• [The task]:
Set down each line of the material that follows, exactly, with no pictures.
= = = = = = =
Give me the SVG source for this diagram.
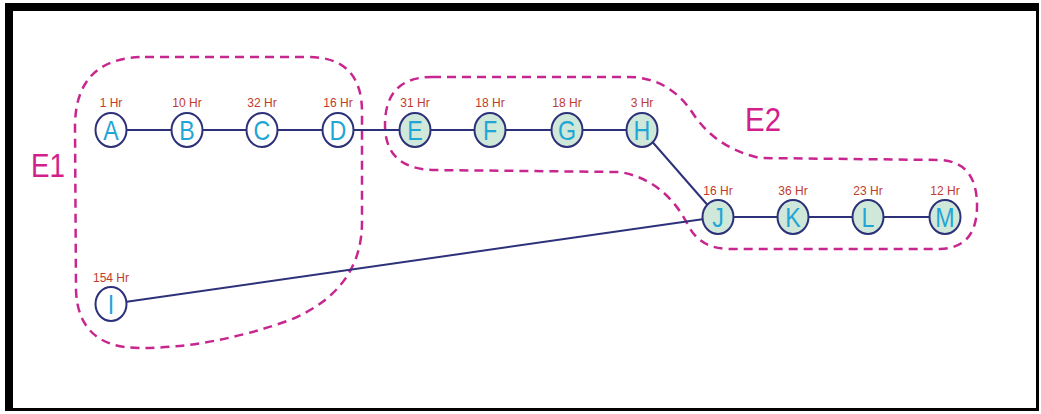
<svg xmlns="http://www.w3.org/2000/svg" width="1041" height="414" viewBox="0 0 1041 414">
  <style>
    .edge { stroke: #2d3179; stroke-width: 2; fill: none; }
    .node { stroke: #2d3179; stroke-width: 2; }
    .plain { fill: #ffffff; }
    .shaded { fill: #cfe8da; }
    .letter { font-family: "Liberation Sans", Arial, sans-serif; font-size: 27px; fill: #1fa5d6; text-anchor: middle; }
    .hours { font-family: "Liberation Sans", Arial, sans-serif; font-size: 12px; fill: #bf3b2c; text-anchor: middle; }
    .zone { fill: none; stroke: #c8268f; stroke-width: 2.5; stroke-dasharray: 9 6; }
    .zone-label { font-family: "Liberation Sans", Arial, sans-serif; font-size: 33px; fill: #d21f8c; }
  </style>

  <!-- frame -->
  <rect x="0" y="0" width="1041" height="414" fill="#ffffff"/>
  <rect x="5" y="3" width="1034" height="408" fill="#000000"/>
  <rect x="13" y="11" width="1023" height="397" fill="#ffffff"/>

  <!-- grouping outlines -->
  <g id="zones">
    <path id="zone-e1" class="zone" d="M 145 57 L 308 57 Q 362 57 362 112 L 362 222 Q 362 290 290 320 Q 212 348 140 348 Q 78 348 76 290 L 75 125 Q 76 57 145 57 Z"/>
    <path id="zone-e2" class="zone" d="M 432 77 L 628 77 Q 668 77 692 112 Q 715 148 760 158 L 940 160 Q 978 162 977 208 Q 976 248 940 249 L 730 249 Q 700 249 688 225 Q 665 180 620 172 L 432 170 Q 385 168 385 125 Q 385 77 432 77 Z"/>
  </g>
  <text class="zone-label" x="31" y="177" textLength="34" lengthAdjust="spacingAndGlyphs">E1</text>
  <text class="zone-label" x="745" y="131" textLength="36" lengthAdjust="spacingAndGlyphs">E2</text>

  <!-- connectors -->
  <g id="connectors">
    <line class="edge" x1="111" y1="130" x2="642" y2="130"/>
    <line class="edge" x1="718" y1="217" x2="945" y2="217"/>
    <line class="edge" x1="642" y1="130" x2="718" y2="217"/>
    <line class="edge" x1="111" y1="304" x2="718" y2="217"/>
  </g>

  <!-- nodes: letters are narrowed horizontally around their centre -->
  <g id="node-A"><ellipse class="node plain" cx="111" cy="130" rx="15.5" ry="17"/><text class="letter" transform="translate(111 139.5) scale(0.86 1)">A</text><text class="hours" x="111" y="107">1 Hr</text></g>
  <g id="node-B"><ellipse class="node plain" cx="187" cy="130" rx="15.5" ry="17"/><text class="letter" transform="translate(187 139.5) scale(0.86 1)">B</text><text class="hours" x="187" y="107">10 Hr</text></g>
  <g id="node-C"><ellipse class="node plain" cx="262" cy="130" rx="15.5" ry="17"/><text class="letter" transform="translate(262 139.5) scale(0.86 1)">C</text><text class="hours" x="262" y="107">32 Hr</text></g>
  <g id="node-D"><ellipse class="node plain" cx="338" cy="130" rx="15.5" ry="17"/><text class="letter" transform="translate(338 139.5) scale(0.86 1)">D</text><text class="hours" x="338" y="107">16 Hr</text></g>
  <g id="node-E"><ellipse class="node shaded" cx="415" cy="130" rx="15.5" ry="17"/><text class="letter" transform="translate(415 139.5) scale(0.86 1)">E</text><text class="hours" x="415" y="107">31 Hr</text></g>
  <g id="node-F"><ellipse class="node shaded" cx="490" cy="130" rx="15.5" ry="17"/><text class="letter" transform="translate(490 139.5) scale(0.86 1)">F</text><text class="hours" x="490" y="107">18 Hr</text></g>
  <g id="node-G"><ellipse class="node shaded" cx="567" cy="130" rx="15.5" ry="17"/><text class="letter" transform="translate(567 139.5) scale(0.86 1)">G</text><text class="hours" x="567" y="107">18 Hr</text></g>
  <g id="node-H"><ellipse class="node shaded" cx="642" cy="130" rx="15.5" ry="17"/><text class="letter" transform="translate(642 139.5) scale(0.86 1)">H</text><text class="hours" x="642" y="107">3 Hr</text></g>
  <g id="node-J"><ellipse class="node shaded" cx="718" cy="217" rx="15.5" ry="17"/><text class="letter" transform="translate(718 226.5) scale(0.86 1)">J</text><text class="hours" x="718" y="195">16 Hr</text></g>
  <g id="node-K"><ellipse class="node shaded" cx="793" cy="217" rx="15.5" ry="17"/><text class="letter" transform="translate(793 226.5) scale(0.86 1)">K</text><text class="hours" x="793" y="195">36 Hr</text></g>
  <g id="node-L"><ellipse class="node shaded" cx="868" cy="217" rx="15.5" ry="17"/><text class="letter" transform="translate(868 226.5) scale(0.86 1)">L</text><text class="hours" x="868" y="195">23 Hr</text></g>
  <g id="node-M"><ellipse class="node shaded" cx="945" cy="217" rx="15.5" ry="17"/><text class="letter" transform="translate(945 226.5) scale(0.86 1)">M</text><text class="hours" x="945" y="195">12 Hr</text></g>
  <g id="node-I"><ellipse class="node plain" cx="111" cy="304" rx="15.5" ry="17"/><text class="letter" transform="translate(111 313.5) scale(0.86 1)">I</text><text class="hours" x="111" y="282">154 Hr</text></g>
</svg>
= = = = = = =
• [Response for this exercise]:
Give me the SVG source for this diagram.
<svg xmlns="http://www.w3.org/2000/svg" width="1041" height="414" viewBox="0 0 1041 414">
  <style>
    .edge { stroke: #2d3179; stroke-width: 2; fill: none; }
    .node { stroke: #2d3179; stroke-width: 2; }
    .plain { fill: #ffffff; }
    .shaded { fill: #cfe8da; }
    .letter { font-family: "Liberation Sans", Arial, sans-serif; font-size: 27px; fill: #1fa5d6; text-anchor: middle; }
    .hours { font-family: "Liberation Sans", Arial, sans-serif; font-size: 12px; fill: #bf3b2c; text-anchor: middle; }
    .zone { fill: none; stroke: #c8268f; stroke-width: 2.5; stroke-dasharray: 9 6; }
    .zone-label { font-family: "Liberation Sans", Arial, sans-serif; font-size: 33px; fill: #d21f8c; }
  </style>

  <!-- frame -->
  <rect x="0" y="0" width="1041" height="414" fill="#ffffff"/>
  <rect x="5" y="3" width="1034" height="408" fill="#000000"/>
  <rect x="13" y="11" width="1023" height="397" fill="#ffffff"/>

  <!-- grouping outlines -->
  <g id="zones">
    <path id="zone-e1" class="zone" d="M 145 57 L 308 57 Q 362 57 362 112 L 362 222 Q 362 290 290 320 Q 212 348 140 348 Q 78 348 76 290 L 75 125 Q 76 57 145 57 Z"/>
    <path id="zone-e2" class="zone" d="M 432 77 L 628 77 Q 668 77 692 112 Q 715 148 760 158 L 940 160 Q 978 162 977 208 Q 976 248 940 249 L 730 249 Q 700 249 688 225 Q 665 180 620 172 L 432 170 Q 385 168 385 125 Q 385 77 432 77 Z"/>
  </g>
  <text class="zone-label" x="31" y="177" textLength="34" lengthAdjust="spacingAndGlyphs">E1</text>
  <text class="zone-label" x="745" y="131" textLength="36" lengthAdjust="spacingAndGlyphs">E2</text>

  <!-- connectors -->
  <g id="connectors">
    <line class="edge" x1="111" y1="130" x2="642" y2="130"/>
    <line class="edge" x1="718" y1="217" x2="945" y2="217"/>
    <line class="edge" x1="642" y1="130" x2="718" y2="217"/>
    <line class="edge" x1="111" y1="304" x2="718" y2="217"/>
  </g>

  <!-- nodes: letters are narrowed horizontally around their centre -->
  <g id="node-A"><ellipse class="node plain" cx="111" cy="130" rx="15.5" ry="17"/><text class="letter" transform="translate(111 139.5) scale(0.86 1)">A</text><text class="hours" x="111" y="107">1 Hr</text></g>
  <g id="node-B"><ellipse class="node plain" cx="187" cy="130" rx="15.5" ry="17"/><text class="letter" transform="translate(187 139.5) scale(0.86 1)">B</text><text class="hours" x="187" y="107">10 Hr</text></g>
  <g id="node-C"><ellipse class="node plain" cx="262" cy="130" rx="15.5" ry="17"/><text class="letter" transform="translate(262 139.5) scale(0.86 1)">C</text><text class="hours" x="262" y="107">32 Hr</text></g>
  <g id="node-D"><ellipse class="node plain" cx="338" cy="130" rx="15.5" ry="17"/><text class="letter" transform="translate(338 139.5) scale(0.86 1)">D</text><text class="hours" x="338" y="107">16 Hr</text></g>
  <g id="node-E"><ellipse class="node shaded" cx="415" cy="130" rx="15.5" ry="17"/><text class="letter" transform="translate(415 139.5) scale(0.86 1)">E</text><text class="hours" x="415" y="107">31 Hr</text></g>
  <g id="node-F"><ellipse class="node shaded" cx="490" cy="130" rx="15.5" ry="17"/><text class="letter" transform="translate(490 139.5) scale(0.86 1)">F</text><text class="hours" x="490" y="107">18 Hr</text></g>
  <g id="node-G"><ellipse class="node shaded" cx="567" cy="130" rx="15.5" ry="17"/><text class="letter" transform="translate(567 139.5) scale(0.86 1)">G</text><text class="hours" x="567" y="107">18 Hr</text></g>
  <g id="node-H"><ellipse class="node shaded" cx="642" cy="130" rx="15.5" ry="17"/><text class="letter" transform="translate(642 139.5) scale(0.86 1)">H</text><text class="hours" x="642" y="107">3 Hr</text></g>
  <g id="node-J"><ellipse class="node shaded" cx="718" cy="217" rx="15.5" ry="17"/><text class="letter" transform="translate(718 226.5) scale(0.86 1)">J</text><text class="hours" x="718" y="195">16 Hr</text></g>
  <g id="node-K"><ellipse class="node shaded" cx="793" cy="217" rx="15.5" ry="17"/><text class="letter" transform="translate(793 226.5) scale(0.86 1)">K</text><text class="hours" x="793" y="195">36 Hr</text></g>
  <g id="node-L"><ellipse class="node shaded" cx="868" cy="217" rx="15.5" ry="17"/><text class="letter" transform="translate(868 226.5) scale(0.86 1)">L</text><text class="hours" x="868" y="195">23 Hr</text></g>
  <g id="node-M"><ellipse class="node shaded" cx="945" cy="217" rx="15.5" ry="17"/><text class="letter" transform="translate(945 226.5) scale(0.86 1)">M</text><text class="hours" x="945" y="195">12 Hr</text></g>
  <g id="node-I"><ellipse class="node plain" cx="111" cy="304" rx="15.5" ry="17"/><text class="letter" transform="translate(111 313.5) scale(0.86 1)">I</text><text class="hours" x="111" y="282">154 Hr</text></g>
</svg>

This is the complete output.